Four-poster canopy beds in huanghuali are uncommon and the simple but arresting interlocked hoop motif on the present lot makes it all the more unusual. For a closely related example, with these interlocked hoops, but also interlocked double braces above them, refer to Ecke, Chinese Domestic Furniture, Rutland, Vermont and Tokyo, 1962, pl. 36, no. 24. The same bed, described as being in the Arthur M. Sackler Collections, is also published in Journal of The Classical Chinese Furniture Society, Spring 1992, p. 11, fig. 9, in Sarah Handler's article, A Little World Made Cunningly: The Chinese Canopy Bed, where the author mentions that the interlocked circles appropriately symbolize eternal unity and marital harmony. For another four-poster bed with interlocked circular braces on the upper part of the railing refer to Wang Shixiang, Connoiseurship of Chinese Furniture, Hong Kong, 1990, vol. II, p. 134, C15.

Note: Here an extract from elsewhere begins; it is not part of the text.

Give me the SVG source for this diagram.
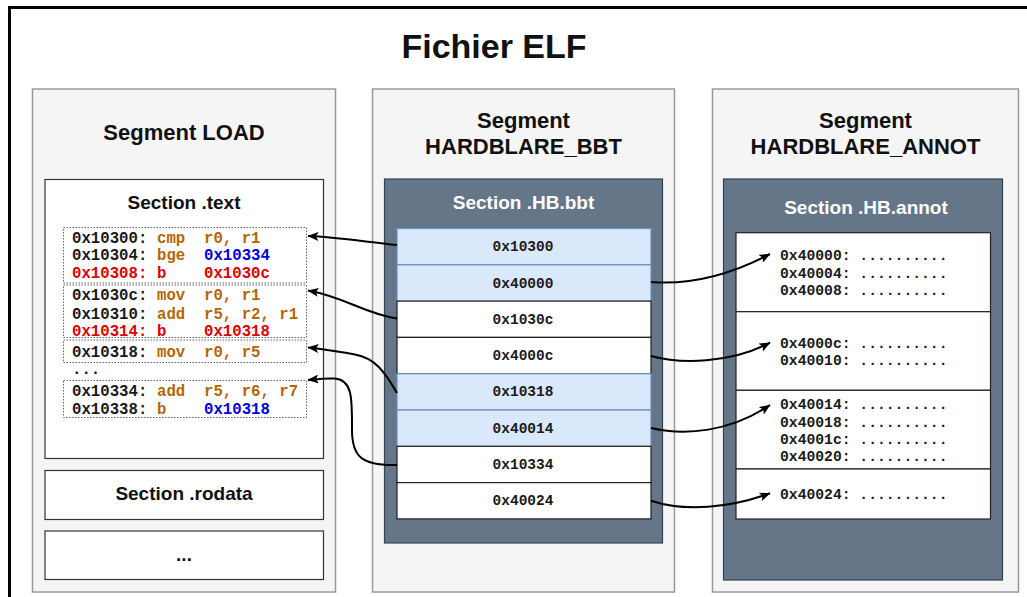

The present example differs from the Sackler bed primarily in the upper canopy and the lower half. Instead of a plain apron with cabriole legs, this lot has a leg-encircling pieced apron with oval braces and straight legs. This gives the effect of airiness which is echoed in the openwork oval struts of the canopy. The use of the leg-encircling apron also refers to the decorative motifs of bamboo furniture.

It has been suggested that the four-poster bed was more likely to have been found in the men's apartments, with its ideal of 'pleasant refinement and elegant simplicity without stylish adornment', cited by Wen Zhenhang in Zhang wu zhi (Treatise on Superfluous Things) compiled in 1615-20. The six-poster 'wedding bed', often a dowry brought in with the bride, was more likely to be found in the women's quarters.